— start SOURCE MATERIAL —

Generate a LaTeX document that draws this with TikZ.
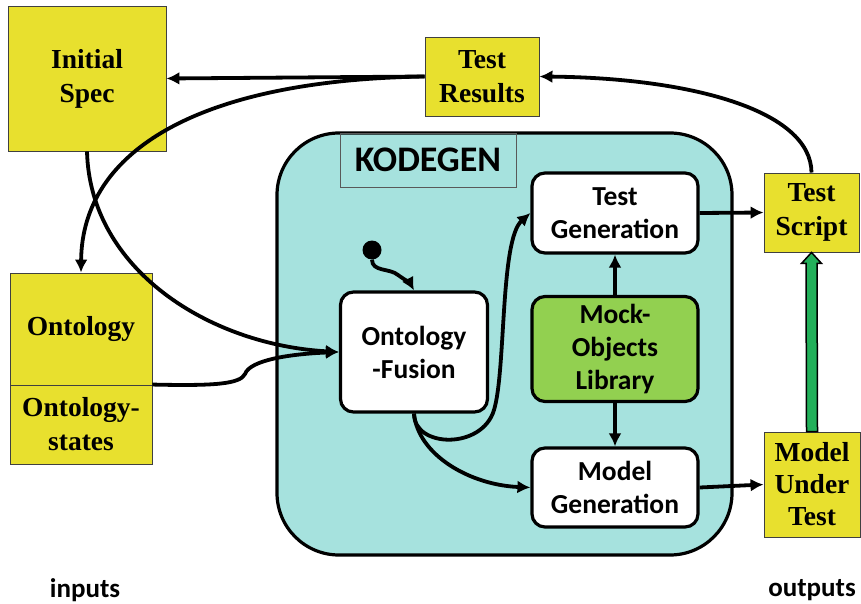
\documentclass[tikz,border=0pt]{standalone}
\usepackage{fontspec}
\setmainfont{Liberation Serif}
\newfontfamily\calibri{Carlito}
\usetikzlibrary{arrows.meta}
\definecolor{specyellow}{RGB}{232,224,46}
\definecolor{kodeteal}{RGB}{166,226,222}
\definecolor{mockgreen}{RGB}{146,208,80}
\definecolor{fatgreen}{RGB}{34,176,90}
\begin{document}
\begin{tikzpicture}[x=1pt, y=-1pt,
		inout/.style={draw=black!75, line width=0.9pt, fill=specyellow, align=center, inner sep=0pt, font=\fontsize{27.5}{34}\selectfont\bfseries},
		part/.style={draw, line width=3.2pt, rounded corners=13pt, fill=white, align=center, inner sep=0pt, minimum width=166pt, font=\calibri\fontsize{27.5}{33}\selectfont\bfseries},
		flow/.style={line width=3.8pt, -{Latex[length=13pt, width=13pt]}}]
				\useasboundingbox (0,0) rectangle (861,604);
				
				% the tool
				\draw [line width=3.2pt, fill=kodeteal, rounded corners=62pt] (277,133) rectangle (732,555);
				\node [draw=black!65, line width=0.8pt, minimum width=176pt, minimum height=54pt, font=\calibri\fontsize{36}{36}\selectfont\bfseries] (title) at (428,160) {KODEGEN};
				
				\node [part, minimum height=80pt] (testgen) at (615,213) {Test\\Generation};
				\node [part, minimum height=105pt, fill=mockgreen] (mock) at (615,349) {Mock-\\Objects\\Library};
				\node [part, minimum height=79pt] (modelgen) at (615,487.5) {Model\\Generation};
				\node [part, minimum width=147pt, minimum height=120pt] (fusion) at (414,352) {Ontology\\-Fusion};
				\node [circle, fill, inner sep=0pt, minimum size=19pt] (start) at (372,250) {};
				
				% inputs and outputs
				\node [inout, minimum width=158pt, minimum height=145pt] (spec) at (87,78.5) {Initial\\Spec};
				\node [inout, minimum width=114pt, minimum height=79pt] (results) at (482,76.5) {Test\\Results};
				\node [inout, minimum width=142pt, minimum height=112pt] (onto) at (81,329) {Ontology};
				\node [inout, minimum width=142pt, minimum height=79pt] (ostates) at (81,424.5) {Ontology-\\states};
				\node [inout, minimum width=95pt, minimum height=79pt] (script) at (811.5,212.5) {Test\\Script};
				\node [inout, minimum width=96pt, minimum height=105pt, font=\fontsize{27.5}{32}\selectfont\bfseries] (mut) at (812,484.5) {Model\\Under\\Test};
				
				\node [font=\calibri\fontsize{27}{30}\selectfont\bfseries] (inputs) at (85,590) {inputs};
				\node [font=\calibri\fontsize{27}{30}\selectfont\bfseries] (outputs) at (812,590) {outputs};
				
				% connectors
				\draw [flow] (results.west) -- (spec.east);
				\draw [flow] (results.west) .. controls (200,80) and (82,150) .. (onto.north);
				\draw [flow] (spec.south) .. controls (90,270) and (210,345) .. (fusion.west);
				\draw [flow] (ostates.north east) .. controls (215,386) and (240,384) .. (245,374) .. controls (250,360) and (290,354) .. (fusion.west);
				\draw [flow] (start.south) .. controls (372,272) and (390,268) .. (398,275) .. controls (405,280) and (410,283) .. (fusion.north);
				\draw [flow] (fusion.south) .. controls (414,448) and (482,450) .. (494,410) .. controls (506,370) and (500,240) .. (testgen.west);
				\draw [flow] (fusion.south) .. controls (418,455) and (470,485) .. (modelgen.west);
				\draw [flow] (mock.north) -- (testgen.south);
				\draw [flow] (mock.south) -- (modelgen.north);
				\draw [flow] (testgen.east) -- (script.west);
				\draw [flow] (modelgen.east) -- (mut.west);
				\draw [flow] (script.north) .. controls (811,110) and (690,78) .. (results.east);
				
				\draw [line width=1.5pt, fill=fatgreen] ([xshift=-5.5pt]mut.north) -- ([xshift=-5.5pt, yshift=-11pt]script.south) -- ++(-4.5,0) -- (script.south) -- ++(10,11) -- ++(-4.5,0) -- ([xshift=5.5pt]mut.north) -- cycle;
			\end{tikzpicture}
\end{document}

— end SOURCE MATERIAL —

AIM:
Please transcribe the material above exactly as written. Leave the pictures out.

FINISHED TASK:
Generate a LaTeX document that draws this with TikZ.
\documentclass[tikz,border=0pt]{standalone}
\usepackage{fontspec}
\setmainfont{Liberation Serif}
\newfontfamily\calibri{Carlito}
\usetikzlibrary{arrows.meta}
\definecolor{specyellow}{RGB}{232,224,46}
\definecolor{kodeteal}{RGB}{166,226,222}
\definecolor{mockgreen}{RGB}{146,208,80}
\definecolor{fatgreen}{RGB}{34,176,90}
\begin{document}
\begin{tikzpicture}[x=1pt, y=-1pt,
		inout/.style={draw=black!75, line width=0.9pt, fill=specyellow, align=center, inner sep=0pt, font=\fontsize{27.5}{34}\selectfont\bfseries},
		part/.style={draw, line width=3.2pt, rounded corners=13pt, fill=white, align=center, inner sep=0pt, minimum width=166pt, font=\calibri\fontsize{27.5}{33}\selectfont\bfseries},
		flow/.style={line width=3.8pt, -{Latex[length=13pt, width=13pt]}}]
				\useasboundingbox (0,0) rectangle (861,604);
				
				% the tool
				\draw [line width=3.2pt, fill=kodeteal, rounded corners=62pt] (277,133) rectangle (732,555);
				\node [draw=black!65, line width=0.8pt, minimum width=176pt, minimum height=54pt, font=\calibri\fontsize{36}{36}\selectfont\bfseries] (title) at (428,160) {KODEGEN};
				
				\node [part, minimum height=80pt] (testgen) at (615,213) {Test\\Generation};
				\node [part, minimum height=105pt, fill=mockgreen] (mock) at (615,349) {Mock-\\Objects\\Library};
				\node [part, minimum height=79pt] (modelgen) at (615,487.5) {Model\\Generation};
				\node [part, minimum width=147pt, minimum height=120pt] (fusion) at (414,352) {Ontology\\-Fusion};
				\node [circle, fill, inner sep=0pt, minimum size=19pt] (start) at (372,250) {};
				
				% inputs and outputs
				\node [inout, minimum width=158pt, minimum height=145pt] (spec) at (87,78.5) {Initial\\Spec};
				\node [inout, minimum width=114pt, minimum height=79pt] (results) at (482,76.5) {Test\\Results};
				\node [inout, minimum width=142pt, minimum height=112pt] (onto) at (81,329) {Ontology};
				\node [inout, minimum width=142pt, minimum height=79pt] (ostates) at (81,424.5) {Ontology-\\states};
				\node [inout, minimum width=95pt, minimum height=79pt] (script) at (811.5,212.5) {Test\\Script};
				\node [inout, minimum width=96pt, minimum height=105pt, font=\fontsize{27.5}{32}\selectfont\bfseries] (mut) at (812,484.5) {Model\\Under\\Test};
				
				\node [font=\calibri\fontsize{27}{30}\selectfont\bfseries] (inputs) at (85,590) {inputs};
				\node [font=\calibri\fontsize{27}{30}\selectfont\bfseries] (outputs) at (812,590) {outputs};
				
				% connectors
				\draw [flow] (results.west) -- (spec.east);
				\draw [flow] (results.west) .. controls (200,80) and (82,150) .. (onto.north);
				\draw [flow] (spec.south) .. controls (90,270) and (210,345) .. (fusion.west);
				\draw [flow] (ostates.north east) .. controls (215,386) and (240,384) .. (245,374) .. controls (250,360) and (290,354) .. (fusion.west);
				\draw [flow] (start.south) .. controls (372,272) and (390,268) .. (398,275) .. controls (405,280) and (410,283) .. (fusion.north);
				\draw [flow] (fusion.south) .. controls (414,448) and (482,450) .. (494,410) .. controls (506,370) and (500,240) .. (testgen.west);
				\draw [flow] (fusion.south) .. controls (418,455) and (470,485) .. (modelgen.west);
				\draw [flow] (mock.north) -- (testgen.south);
				\draw [flow] (mock.south) -- (modelgen.north);
				\draw [flow] (testgen.east) -- (script.west);
				\draw [flow] (modelgen.east) -- (mut.west);
				\draw [flow] (script.north) .. controls (811,110) and (690,78) .. (results.east);
				
				\draw [line width=1.5pt, fill=fatgreen] ([xshift=-5.5pt]mut.north) -- ([xshift=-5.5pt, yshift=-11pt]script.south) -- ++(-4.5,0) -- (script.south) -- ++(10,11) -- ++(-4.5,0) -- ([xshift=5.5pt]mut.north) -- cycle;
			\end{tikzpicture}
\end{document}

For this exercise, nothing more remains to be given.